Il simbolo dell'Uroboro
di Andrea Veronese - 27/06/2006
L’Uroburo è l’immagine di un serpente che si morde la coda e la inghiotte.
Questa diffusissima figura simbolica rappresenta, sotto forma animalesca, l’immagine del cerchio che personifica l’ eterno ritorno. Esso sta ad indicare l’esistenza di un nuovo inizio che avviene tempestivamente dopo ogni fine. In simbologia, infatti, il cerchio è anche associato all’immagine del serpente che da sempre cambia pelle e quindi, in un certo senso, ringiovanisce. L’Uroboro rappresenta il circolo, la metafora espressiva di una riproduzione ciclica, come la morte e la rinascita, la fine del mondo e la creazione, e di conseguenza anche l’eternità iconograficamente rappresentata dal cerchio stesso.
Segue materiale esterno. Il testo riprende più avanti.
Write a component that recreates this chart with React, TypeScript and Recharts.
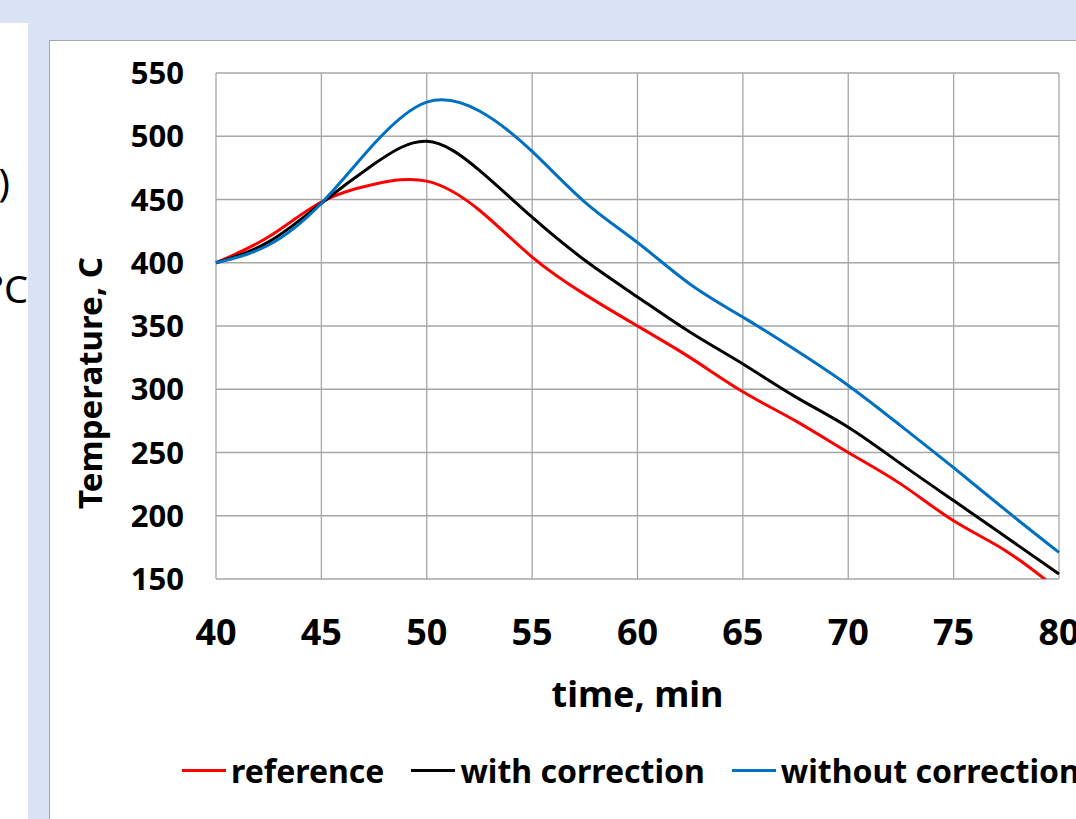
import { CartesianGrid, Legend, Line, LineChart, XAxis, YAxis } from 'recharts'

const time = [40, 42.5, 45, 47.5, 50, 52.5, 55, 57.5, 60, 62.5, 65, 67.5, 70, 72.5, 75, 77.5, 80]
const reference = [400, 420.5, 448, 462, 464.5, 441.5, 404.5, 375, 350, 325, 298, 275, 250, 225, 196, 172, 141]
const withCorrection = [400, 416.5, 447, 478, 496, 473, 436, 402, 373, 345, 320, 294, 270, 241, 212, 183, 154]
const withoutCorrection = [400, 414, 447, 494, 527, 520, 488, 448, 416, 383, 357, 331, 303, 271, 238, 204, 171]

const xTicks = [40, 45, 50, 55, 60, 65, 70, 75, 80]
const yTicks = [150, 200, 250, 300, 350, 400, 450, 500, 550]

const series = [
  { key: 'reference', name: 'reference', color: '#ff0000' },
  { key: 'withCorrection', name: 'with correction', color: '#000000' },
  { key: 'withoutCorrection', name: 'without correction', color: '#0070c0' },
]

const rows = time.map((t, i) => ({
  t,
  reference: reference[i],
  withCorrection: withCorrection[i],
  withoutCorrection: withoutCorrection[i],
}))

const font = '"Noto Sans", sans-serif'

function LegendRow({ payload }: any) {
  return (
    <div style={{ display: 'flex', alignItems: 'center', whiteSpace: 'nowrap', fontFamily: font, fontWeight: 700, fontSize: 32, color: '#000' }}>
      {(payload ?? []).map((p: any) => (
        <div key={p.value} style={{ display: 'flex', alignItems: 'center', marginRight: 27 }}>
          <span style={{ display: 'inline-block', width: 44, height: 3, background: p.color, marginRight: 5 }} />
          <span>{p.value}</span>
        </div>
      ))}
    </div>
  )
}

function YLabel({ viewBox }: any) {
  const cx = viewBox.x + 40
  const cy = viewBox.y + 310
  return (
    <text x={cx} y={cy} transform={`rotate(-90 ${cx} ${cy})`} textAnchor="middle" dominantBaseline="central"
      style={{ fontFamily: font, fontWeight: 700, fontSize: 33, fill: '#000' }}>
      Temperature, C
    </text>
  )
}

export default function App() {
  return (
    <div style={{ position: 'absolute', left: 0, top: 0, width: 1076, height: 819, overflow: 'hidden', background: '#dae3f3' }}>
      <div style={{ position: 'absolute', left: 0, top: 23, width: 28, height: 796, background: '#fff', overflow: 'hidden', fontFamily: font, fontSize: 38, color: '#000' }}>
        <div style={{ position: 'absolute', right: 18, top: 139, lineHeight: 1 }}>)</div>
        <div style={{ position: 'absolute', right: 0, top: 246, lineHeight: 1 }}>°C</div>
      </div>
      <div style={{ position: 'absolute', left: 49, top: 40, width: 1040, height: 790, background: '#fff', borderLeft: '1px solid #a6a6a6', borderTop: '1px solid #a6a6a6' }}>
        <LineChart width={1040} height={779} data={rows} margin={{ top: 32, right: 31, left: -1, bottom: 101 }}>
          <CartesianGrid stroke="#a6a6a6" strokeWidth={1.3} />
          <XAxis
            dataKey="t"
            type="number"
            domain={[40, 80]}
            ticks={xTicks}
            height={140}
            axisLine={false}
            tickLine={false}
            tickMargin={34}
            tick={{ fontFamily: font, fontWeight: 700, fontSize: 36, fill: '#000' }}
            label={{ value: 'time, min', position: 'insideBottom', offset: 12, style: { fontFamily: font, fontWeight: 700, fontSize: 36, fill: '#000' } }}
          />
          <YAxis
            type="number"
            domain={[150, 550]}
            ticks={yTicks}
            allowDataOverflow
            width={167}
            axisLine={false}
            tickLine={false}
            tickMargin={26}
            tick={{ fontFamily: font, fontWeight: 700, fontSize: 31, fill: '#000' }}
            label={{ content: YLabel }}
          />
          <Legend
            layout="vertical"
            align="center"
            verticalAlign="middle"
            content={LegendRow}
            wrapperStyle={{ top: 708, left: 132, width: 1100 }}
          />
          {series.map(s => (
            <Line key={s.key} dataKey={s.key} name={s.name} type="natural" stroke={s.color} strokeWidth={3}
              dot={false} activeDot={false} isAnimationActive={false} />
          ))}
        </LineChart>
      </div>
    </div>
  )
}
Nella simbologia alchemica l’Uroburo è l’immagine allegorica di un processo, in sé concluso, che si svolge ripetutamente e che avviene attraverso l’aumento della temperatura, l’evaporazione, il raffreddamento e la condensazione di un liquido, ciclo che serve alla raffinazione delle sostanze. Per questo motivo il serpente, che va a costituire un cerchio, è spesso raffigurato con due creature che collegano la bocca alla coda. La creatura superiore, segno della volatilità, è rappresentata come un drago alato.
L’Uroboro nacque dall’esigenza percepita dagli alchimisti greci che, nell’intento di animare una figura geometrica ritenuta troppo arida, hanno voluto vedere nel Cerchio un Serpente che si morde la coda. È il Serpens qui caudam devorat, talvolta raffigurato metà bianco e metà nero, cioè Yin e Yang della tradizione del Taoismo cinese, le due opposte nature, il Rebis.
Secondo Schwarz (L’immaginazione alchemica, Ediz. La Salamandra, 1980):
"Il concetto delle due nature ci introduce ad un altro elemento cardinale del pensiero alchemico, e cioè al concetto che l’impulso alla differenziazione della materia prima nei suoi componenti maschile e femminile è dato dalla lotta e dalla conseguente unione delle polarità fondamentali. L’incesto filosofale (coniunctio oppositorum) dell’Alchimista, realizza il filius philosophorum, l’immortale Androgino, che si identifica nella Pietra Filosofale, annunciata dalla sua nascita. Infatti il Rebis non è che il prodotto delle nozze alchemiche tra il Mercurio, la donna, il principio lunare, e lo Zolfo, l’uomo, il principio solare".
L’Uroboro viene anche considerato simbolo dell’evoluzione che si conclude in sé stessa, e quindi dell’unità fondamentale del cosmo. Il motto “e? to pa?” (Uno il Tutto), con cui accompagnavano il simbolo ofidico, esprimeva la loro fede totale in ciò che esiste e può essere concepito. Per il sensista questo Tutto equivale a Niente, poiché ritiene reale solo ciò che può essere constatato oggettivamente.